## [Written task]
Your output must be the lines below from the line containing "Give me the Bokeh source for this chart." to the line containing "1.0435, 1.0480, 1.0550]", both lines included, reproduced exactly and without pictures.

-- START OF Data extract --

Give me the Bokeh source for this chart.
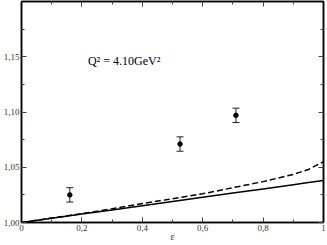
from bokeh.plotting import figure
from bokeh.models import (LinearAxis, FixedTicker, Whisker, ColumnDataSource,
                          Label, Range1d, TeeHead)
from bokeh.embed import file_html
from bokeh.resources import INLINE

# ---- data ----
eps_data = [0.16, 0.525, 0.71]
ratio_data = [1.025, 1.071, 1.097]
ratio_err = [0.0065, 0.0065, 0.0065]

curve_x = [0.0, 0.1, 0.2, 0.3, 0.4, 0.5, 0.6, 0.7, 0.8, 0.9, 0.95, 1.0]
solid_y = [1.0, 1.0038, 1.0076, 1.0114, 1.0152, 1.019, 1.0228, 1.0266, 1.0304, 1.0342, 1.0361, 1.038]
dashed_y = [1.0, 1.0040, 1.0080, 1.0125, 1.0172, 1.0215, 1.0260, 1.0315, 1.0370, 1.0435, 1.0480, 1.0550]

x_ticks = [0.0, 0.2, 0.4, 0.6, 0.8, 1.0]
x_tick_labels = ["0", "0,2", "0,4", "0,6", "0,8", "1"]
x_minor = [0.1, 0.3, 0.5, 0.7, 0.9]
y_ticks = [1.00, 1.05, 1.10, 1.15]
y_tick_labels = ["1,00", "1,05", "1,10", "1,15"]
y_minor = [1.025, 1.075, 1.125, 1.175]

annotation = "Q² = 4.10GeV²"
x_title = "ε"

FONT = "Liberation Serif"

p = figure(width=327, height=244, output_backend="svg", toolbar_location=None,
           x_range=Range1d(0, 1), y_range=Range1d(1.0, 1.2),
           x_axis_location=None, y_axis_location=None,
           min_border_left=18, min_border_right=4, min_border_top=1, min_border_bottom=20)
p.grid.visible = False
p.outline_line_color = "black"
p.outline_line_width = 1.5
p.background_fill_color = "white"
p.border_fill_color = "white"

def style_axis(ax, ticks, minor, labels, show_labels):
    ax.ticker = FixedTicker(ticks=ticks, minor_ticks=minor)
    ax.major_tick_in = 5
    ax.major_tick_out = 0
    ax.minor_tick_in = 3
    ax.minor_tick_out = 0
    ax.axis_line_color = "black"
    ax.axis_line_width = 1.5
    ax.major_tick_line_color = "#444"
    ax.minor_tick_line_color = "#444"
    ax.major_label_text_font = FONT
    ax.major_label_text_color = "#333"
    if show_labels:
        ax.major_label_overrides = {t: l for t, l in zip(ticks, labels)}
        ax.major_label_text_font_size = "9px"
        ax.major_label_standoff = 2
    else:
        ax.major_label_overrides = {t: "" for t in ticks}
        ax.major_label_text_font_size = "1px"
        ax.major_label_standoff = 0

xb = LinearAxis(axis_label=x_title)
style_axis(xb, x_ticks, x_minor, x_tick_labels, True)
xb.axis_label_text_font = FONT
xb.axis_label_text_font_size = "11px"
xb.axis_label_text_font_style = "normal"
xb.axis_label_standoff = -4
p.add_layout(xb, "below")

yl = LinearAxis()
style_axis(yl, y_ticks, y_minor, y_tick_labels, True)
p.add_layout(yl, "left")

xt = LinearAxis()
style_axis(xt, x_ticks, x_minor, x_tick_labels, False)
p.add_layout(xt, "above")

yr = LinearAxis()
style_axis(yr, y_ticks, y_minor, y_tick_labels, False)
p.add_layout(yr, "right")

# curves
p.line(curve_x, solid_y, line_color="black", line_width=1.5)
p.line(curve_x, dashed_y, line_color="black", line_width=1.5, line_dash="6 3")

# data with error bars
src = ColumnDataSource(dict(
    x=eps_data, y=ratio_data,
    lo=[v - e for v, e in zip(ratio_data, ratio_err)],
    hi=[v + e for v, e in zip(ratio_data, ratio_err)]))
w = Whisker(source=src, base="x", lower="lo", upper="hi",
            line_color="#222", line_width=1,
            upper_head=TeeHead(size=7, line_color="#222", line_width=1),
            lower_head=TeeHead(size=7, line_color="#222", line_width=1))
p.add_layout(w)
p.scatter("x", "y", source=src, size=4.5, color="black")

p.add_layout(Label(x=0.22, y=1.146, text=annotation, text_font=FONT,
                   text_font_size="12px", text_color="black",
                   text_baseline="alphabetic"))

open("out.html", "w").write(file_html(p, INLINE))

-- END OF Data extract --
-- START OF Data extract --

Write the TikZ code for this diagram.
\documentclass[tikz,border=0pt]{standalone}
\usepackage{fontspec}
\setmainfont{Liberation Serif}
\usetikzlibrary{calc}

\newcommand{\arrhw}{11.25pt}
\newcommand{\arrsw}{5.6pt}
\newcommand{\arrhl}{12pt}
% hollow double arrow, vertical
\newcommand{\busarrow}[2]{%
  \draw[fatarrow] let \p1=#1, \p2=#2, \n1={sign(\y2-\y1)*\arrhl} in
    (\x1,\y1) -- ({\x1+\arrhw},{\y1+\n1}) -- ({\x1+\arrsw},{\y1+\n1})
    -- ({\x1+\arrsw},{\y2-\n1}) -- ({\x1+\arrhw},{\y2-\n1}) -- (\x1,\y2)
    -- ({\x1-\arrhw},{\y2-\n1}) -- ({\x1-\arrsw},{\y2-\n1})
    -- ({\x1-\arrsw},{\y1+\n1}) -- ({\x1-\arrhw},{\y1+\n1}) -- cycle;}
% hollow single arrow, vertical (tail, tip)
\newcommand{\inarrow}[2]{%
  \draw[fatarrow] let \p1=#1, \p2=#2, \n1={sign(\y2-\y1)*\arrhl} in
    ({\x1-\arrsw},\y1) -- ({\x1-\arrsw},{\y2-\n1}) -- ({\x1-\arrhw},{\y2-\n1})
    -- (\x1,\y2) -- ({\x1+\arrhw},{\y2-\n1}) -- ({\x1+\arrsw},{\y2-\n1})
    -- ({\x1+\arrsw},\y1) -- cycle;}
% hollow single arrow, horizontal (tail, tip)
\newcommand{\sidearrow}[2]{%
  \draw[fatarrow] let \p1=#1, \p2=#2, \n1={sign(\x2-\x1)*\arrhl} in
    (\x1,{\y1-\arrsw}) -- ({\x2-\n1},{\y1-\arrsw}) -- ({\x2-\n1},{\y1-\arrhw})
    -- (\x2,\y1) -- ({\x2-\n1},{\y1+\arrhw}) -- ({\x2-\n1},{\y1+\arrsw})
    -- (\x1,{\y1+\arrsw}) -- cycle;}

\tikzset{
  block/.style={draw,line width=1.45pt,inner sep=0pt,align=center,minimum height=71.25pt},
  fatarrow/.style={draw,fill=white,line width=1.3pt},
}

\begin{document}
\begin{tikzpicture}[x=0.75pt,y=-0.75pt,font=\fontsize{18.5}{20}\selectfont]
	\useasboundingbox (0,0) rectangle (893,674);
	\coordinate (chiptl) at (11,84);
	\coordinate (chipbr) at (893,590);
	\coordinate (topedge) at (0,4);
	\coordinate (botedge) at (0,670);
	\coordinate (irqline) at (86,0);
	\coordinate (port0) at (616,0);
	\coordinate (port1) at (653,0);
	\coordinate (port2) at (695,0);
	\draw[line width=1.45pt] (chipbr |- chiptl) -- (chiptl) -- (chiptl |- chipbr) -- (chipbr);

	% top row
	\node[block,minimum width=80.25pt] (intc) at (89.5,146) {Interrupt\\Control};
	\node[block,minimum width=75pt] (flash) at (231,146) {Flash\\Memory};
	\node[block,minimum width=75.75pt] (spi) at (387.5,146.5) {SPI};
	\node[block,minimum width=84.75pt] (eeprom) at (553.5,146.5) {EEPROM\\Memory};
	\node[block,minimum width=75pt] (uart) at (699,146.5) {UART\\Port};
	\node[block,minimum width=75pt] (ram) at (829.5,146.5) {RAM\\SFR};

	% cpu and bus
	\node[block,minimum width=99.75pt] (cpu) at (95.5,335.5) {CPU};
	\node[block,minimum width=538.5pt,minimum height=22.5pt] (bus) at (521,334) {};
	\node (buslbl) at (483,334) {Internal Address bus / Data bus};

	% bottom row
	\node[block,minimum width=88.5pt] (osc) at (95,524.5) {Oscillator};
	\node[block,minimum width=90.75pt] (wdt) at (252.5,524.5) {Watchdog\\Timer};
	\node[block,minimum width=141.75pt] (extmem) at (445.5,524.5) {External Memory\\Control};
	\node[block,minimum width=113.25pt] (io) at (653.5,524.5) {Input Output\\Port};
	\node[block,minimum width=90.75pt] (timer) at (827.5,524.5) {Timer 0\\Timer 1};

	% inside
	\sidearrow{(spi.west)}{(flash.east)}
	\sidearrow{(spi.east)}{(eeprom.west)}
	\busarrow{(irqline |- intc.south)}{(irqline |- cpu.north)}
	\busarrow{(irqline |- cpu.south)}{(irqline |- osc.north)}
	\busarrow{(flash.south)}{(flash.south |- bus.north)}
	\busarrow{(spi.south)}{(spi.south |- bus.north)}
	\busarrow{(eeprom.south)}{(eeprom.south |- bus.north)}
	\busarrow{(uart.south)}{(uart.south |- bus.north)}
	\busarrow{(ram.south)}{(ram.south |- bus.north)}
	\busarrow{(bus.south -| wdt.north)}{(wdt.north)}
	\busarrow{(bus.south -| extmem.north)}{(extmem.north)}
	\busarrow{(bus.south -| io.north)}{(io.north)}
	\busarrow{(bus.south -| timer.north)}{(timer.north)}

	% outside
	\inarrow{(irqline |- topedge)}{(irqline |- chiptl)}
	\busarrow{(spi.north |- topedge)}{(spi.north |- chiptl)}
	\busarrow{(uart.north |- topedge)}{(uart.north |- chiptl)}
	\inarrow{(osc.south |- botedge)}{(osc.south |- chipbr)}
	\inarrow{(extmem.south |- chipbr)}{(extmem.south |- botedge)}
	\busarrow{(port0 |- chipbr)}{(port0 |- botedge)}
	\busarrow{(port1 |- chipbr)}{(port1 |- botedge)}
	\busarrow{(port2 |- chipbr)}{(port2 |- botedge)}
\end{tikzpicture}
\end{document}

-- END OF Data extract --

## [Result of this exercise]
Give me the Bokeh source for this chart.
from bokeh.plotting import figure
from bokeh.models import (LinearAxis, FixedTicker, Whisker, ColumnDataSource,
                          Label, Range1d, TeeHead)
from bokeh.embed import file_html
from bokeh.resources import INLINE

# ---- data ----
eps_data = [0.16, 0.525, 0.71]
ratio_data = [1.025, 1.071, 1.097]
ratio_err = [0.0065, 0.0065, 0.0065]

curve_x = [0.0, 0.1, 0.2, 0.3, 0.4, 0.5, 0.6, 0.7, 0.8, 0.9, 0.95, 1.0]
solid_y = [1.0, 1.0038, 1.0076, 1.0114, 1.0152, 1.019, 1.0228, 1.0266, 1.0304, 1.0342, 1.0361, 1.038]
dashed_y = [1.0, 1.0040, 1.0080, 1.0125, 1.0172, 1.0215, 1.0260, 1.0315, 1.0370, 1.0435, 1.0480, 1.0550]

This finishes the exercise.